Remembering when gifts inspired gratitude

— Photos from the Library of Congress

“Christmas dinner in home of Earl Pauley. Near Smithland, Iowa. Dinner consisted of potatoes, cabbage and pie,” is the title of these two 1936 photographs taken by Russell Lee for the Farm Security Administration.

Editor’s note: Because we miss our weekly hit of humor and insight from John R. Williams, who is recovering from pneumonia, and because it’s Christmas time, we looked up a column we fondly remember that he wrote, reporting on the Old Men of the Mountan’s May 30, 2023 breakfast conversation. — Melissa Hale-Spencer
 

It was a beautiful late spring day and the OFs were talking about Christmas and what Christmas was like when the OFs were young. It was nothing like today.

It was the time when the country was just coming out of a depression and entering another war to end all wars. During this time, many of the OFs were from 4 or 5 to about 10 or 11 years old, when receiving one gift was a pleasure because some did not receive anything at all.

The OFs started talking about what they received and how happy they were to get it, or what they were able to get for others with less than a dollar to spend in order to get something for three or four people or maybe even more.

The OFs compared how their Christmases were to how they are today.

As one OF put it, “There is no comparison.”

Another OF said, with his grandkids, there are enough presents to fill the whole living room, while another one commented that, in his case, one of the presents was so large for his grandkid it had to be left in the garage.

One OG said that he would like to go back to one gift per child. He thinks, in his time, kids were much more appreciative of the one gift and it meant something to them. This OF said he remembers the one gift, his grandkids can’t remember any of theirs 10 days later.

“Not only that,” one OF muttered, “none of them even think about sending a thank-you.”

Is it them or us? This was brought up because we had so little.

Did we indulge our kids to the point that they think it is normal and now they try to outdo it by over-indulging their own children? Maybe we are looking at the culprit when we look in the mirror. Who knows?

One OF remembered getting 10 cents to purchase a gift (10 cents!). This was a time when smoking was not only OK, but thought to be a good thing.

The OF took his 10 cents and went out to find a gift. After searching for some time, he spotted a nice ashtray and it was four cents.

The OF said he purchased the ash tray for four cents and received his six cents in change, and the OF hung onto that six cents. He heard about not returning the six cents quite sternly, and what he remembers most about that Christmas is not returning the six cents.
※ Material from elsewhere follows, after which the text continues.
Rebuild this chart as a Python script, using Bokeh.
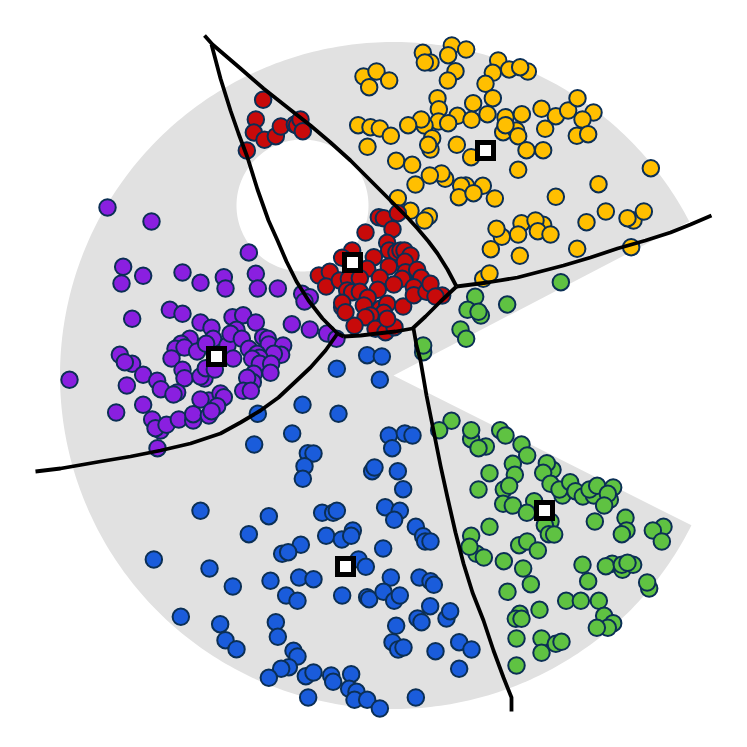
from bokeh.plotting import figure
from bokeh.models import Range1d
from bokeh.embed import file_html
from bokeh.resources import INLINE
import numpy as np

# Points, in 3x crop units, each with the crop's origin
blue_origin = (140, 350)
blue_pts = [(589,55),(680,14),(724,18),(718,88),(486,163),(594,190),(352,190),(455,249),(341,282),(745,255),(793,249),(816,255),(755,293),(502,308),(519,309),(492,347),(487,385),(695,362),(702,351),(772,362),(788,416),(180,481),(385,497),(325,551),(545,487),(578,487),(589,481),(734,470),(778,481),(761,508),(826,529),(848,557),(854,573),(870,573),(557,556),(604,567),(637,540),(632,556),(728,594),(481,583),(425,610),(443,605),(40,627),(207,654),(654,627),(676,649),(277,708),(390,691),(476,681),(519,686),(751,681),(837,681),(870,692),(880,703),(437,735),(471,751),(605,735),(680,740),(686,746),(729,724),(761,751),(778,735),(869,767),(121,799),(239,821),(406,815),(831,804),(843,815),(918,804),(929,782),(767,826),(412,859),(255,869),(288,896),(756,875),(773,897),(789,891),(885,902),(956,875),(459,901),(471,918),(445,950),(422,955),(385,982),(496,977),(519,966),(572,975),(578,994),(632,971),(626,1015),(648,1024),(642,1048),(680,1048),(718,1074),(503,1041),(826,1041),(956,955),(993,897)]

purple_origin = (60, 240)
purple_pts = [(141,-99),(273,-57),(565,36),(188,79),(183,129),(248,106),(366,96),(420,127),(490,110),(495,144),(586,100),(592,144),(652,144),(215,235),(328,208),(366,220),(420,246),(453,262),(516,230),(548,224),(586,246),(694,251),(748,267),(800,279),(828,295),(725,160),(748,170),(732,183),(388,295),(362,310),(345,325),(372,321),(410,333),(333,354),(458,295),(437,310),(501,315),(528,268),(510,280),(544,295),(608,290),(622,295),(625,312),(668,315),(662,343),(640,340),(565,325),(590,340),(597,352),(575,355),(598,370),(632,370),(518,354),(178,343),(215,370),(193,365),(248,403),(290,421),(301,446),(366,388),(372,413),(350,456),(339,462),(27,418),(199,435),(432,414),(420,408),(436,383),(463,387),(630,397),(580,400),(577,425),(560,412),(548,451),(571,451),(248,493),(167,516),(275,537),(300,570),(285,563),(318,553),(355,537),(398,540),(398,521),(445,480),(420,477),(480,459),(490,470),(470,497),(445,525),(453,512),(291,623)]

red_origin = (290, 200)
red_pts = [(225,96),(265,50),(280,53),(322,38),(306,86),(290,127),(296,150),(318,155),(330,150),(342,150),(360,165),(343,184),(250,170),(185,150),(155,172),(230,205),(295,198),(345,215),(380,208),(392,232),(335,235),(268,232),(310,252),(262,268),(85,225),(118,214),(107,258),(148,240),(175,235),(208,233),(170,270),(185,275),(208,274),(232,292),(155,320),(155,307),(165,335),(220,315),(270,325),(290,310),(280,337),(240,345),(225,350),(338,318),(370,260),(370,284),(408,274),(420,250),(455,285),(435,288),(192,376),(255,385),(285,395),(312,380),(290,355)]
red_top_origin = (200, 20)
red_top_pts = [(188,238),(166,297),(160,336),(192,358),(226,347),(241,318),(283,312),(290,315),(300,297),(307,332),(139,390)]

yellow_origin = (350, 30)
yellow_pts = [(304,45),(347,57),(217,67),(240,96),(223,96),(293,74),(443,90),(476,117),(532,123),(509,110),(427,127),(405,160),(315,122),(292,150),(39,138),(78,123),(116,150),(56,170),(261,203),(265,236),(368,218),(427,203),(321,256),(363,268),(411,251),(264,273),(293,278),(222,285),(212,267),(173,284),(23,284),(60,290),(88,294),(121,316),(465,260),(458,305),(497,300),(503,317),(465,284),(514,251),(573,235),(616,257),(653,240),(681,203),(729,246),(696,267),(584,295),(679,316),(713,311),(51,349),(245,323),(240,357),(233,343),(319,343),(362,380),(528,359),(578,359),(503,418),(137,391),(185,403),(284,445),(273,429),(238,435),(195,462),(346,465),(332,466),(397,466),(325,500),(369,488),(433,504),(616,499),(744,461),(901,413),(142,503),(180,541),(235,557),(222,570),(454,619),(438,595),(513,578),(503,612),(578,583),(555,570),(562,602),(600,612),(421,656),(508,676),(680,655),(708,575),(766,543),(849,570),(831,563),(880,543),(842,650),(398,745),(417,729)]

green_origin = (420, 280)
green_pts = [(164,49),(181,105),(141,88),(174,94),(260,72),(421,5),(120,147),(137,175),(8,215),(8,195),(93,421),(56,449),(152,476),(152,449),(196,498),(174,503),(239,449),(255,465),(303,492),(320,525),(277,550),(283,583),(207,578),(174,627),(250,627),(266,616),(248,670),(277,675),(341,662),(319,697),(396,568),(379,548),(368,577),(390,610),(426,645),(417,627),(449,605),(465,632),(487,648),(520,645),(507,627),(530,616),(578,621),(568,658),(562,640),(551,675),(615,712),(523,723),(618,750),(604,761),(729,739),(697,750),(724,783),(207,739),(152,766),(168,820),(147,799),(190,831),(250,842),(296,794),(320,783),(352,810),(308,864),(390,723),(373,734),(385,761),(401,762),(486,853),(575,850),(556,857),(606,868),(638,853),(604,853),(621,847),(503,902),(686,924),(680,906),(331,911),(261,934),(437,961),(481,961),(535,961),(357,988),(298,1000),(286,1015),(303,1015),(551,1006),(578,1028),(562,1042),(529,1042),(288,1074),(363,1074),(363,1117),(406,1090),(423,1084),(288,1155)]

# Centroids
centroid_x = [485, 352, 216, 544, 345]
centroid_y = [150, 262, 356, 510, 566]

# Boundaries
edge_top_x = [204,212,240,263,287,310,330,350,372,393,406,417,428,437,447,456]
edge_top_y = [35,44,68,88,107,125,142,160,182,203,216,228,241,253,269,286]
edge_left_x = [211,220,230,238,247,257,268,277,286,296,308,322,337,343]
edge_left_y = [44,78,110,133,157,189,220,240,261,281,300,318,333,336]
edge_inner_x = [343,360,377,395,412,425,440,456]
edge_inner_y = [336,335,333,331,328,316,301,286]
edge_right_x = [456,487,517,540,563,590,617,645,670,690,711]
edge_right_y = [286,282,277,271,265,257,248,240,232,224,215]
edge_low_left_x = [337,325,310,293,278,260,240,220,190,160,130,100,60,35]
edge_low_left_y = [333,350,367,383,397,410,422,433,443,450,456,461,468,471]
edge_low_x = [413,416,420,426,433,440,447,455,463,472,483,493,503,511,511]
edge_low_y = [328,345,360,395,430,465,497,532,563,592,620,650,677,697,711]

# Grey region
disc_cx, disc_cy, disc_r = 393, 375, 333.5
cut_up_deg, cut_down_deg = 27.5, 26.7
hole_cx, hole_cy, hole_r = 302, 205, 66

GREY = "#E1E1E1"
EDGE = "#0B2F55"
YELLOW = "#FFBF00"
RED = "#C80A0A"
PURPLE = "#8A1FE0"
BLUE = "#1A5CDB"
GREEN = "#5FC242"

p = figure(width=731, height=731, output_backend="svg", toolbar_location=None,
           x_range=Range1d(0, 731), y_range=Range1d(731, 0), min_border=0)
p.axis.visible = False
p.grid.visible = False
p.outline_line_color = None
p.background_fill_color = "white"

t = np.radians(np.linspace(cut_down_deg, 360 - cut_up_deg, 361))
dx = np.r_[disc_cx, disc_cx + disc_r * np.cos(t)]
dy = np.r_[disc_cy, disc_cy + disc_r * np.sin(t)]
h = np.linspace(0, 2 * np.pi, 181)
hx = hole_cx + hole_r * np.cos(h)
hy = hole_cy + hole_r * np.sin(h)
p.multi_polygons(xs=[[[list(dx), list(hx)]]], ys=[[[list(dy), list(hy)]]],
                 fill_color=GREY, line_color=None)

def draw(points, origin, color):
    xs = [a / 3 + origin[0] for a, b in points]
    ys = [b / 3 + origin[1] for a, b in points]
    p.scatter(xs, ys, size=16.5, fill_color=color, line_color=EDGE, line_width=2)

draw(yellow_pts, yellow_origin, YELLOW)
draw(green_pts, green_origin, GREEN)
draw(blue_pts, blue_origin, BLUE)
draw(purple_pts, purple_origin, PURPLE)
draw(red_pts, red_origin, RED)
draw(red_top_pts, red_top_origin, RED)

p.multi_line(
    xs=[edge_top_x, edge_left_x, edge_inner_x, edge_right_x, edge_low_left_x, edge_low_x],
    ys=[edge_top_y, edge_left_y, edge_inner_y, edge_right_y, edge_low_left_y, edge_low_y],
    line_color="black", line_width=3.8, line_join="round")

p.scatter(centroid_x, centroid_y, marker="square", size=16, fill_color="white",
          line_color="black", line_width=5, line_join="miter")

open("out.html", "w").write(file_html(p, INLINE))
Another OF said he remembered during the war years when everything was scarce getting a bicycle that his father had made from parts of bikes that his dad had scrounged from all over. At that time, the OF said, he thought it was the best looking bike in the world; not only that, but it worked great.

The OF said the gift was so great he was the only kid on his street that had a bike at an age when all his friends should have had one. The bike was the envy of the neighborhood and all the OF’s buddies wanted to ride it.

Today, an OF said, his grandkids think nothing of asking their parents for something at any time let alone Christmas, and the item will have a price tag of hundreds of dollars. This is almost normal because all their friends have one and it’s just a matter of keeping up.

Another OF said that, at Christmases in his house on the farm, items were scarce and no matter what was given to you, you took with genuine thanks. It was really a treat that anybody got anything at all because there were 13 kids in the family. Many of the gifts were handmade, and the giver might have worked on these gifts all year.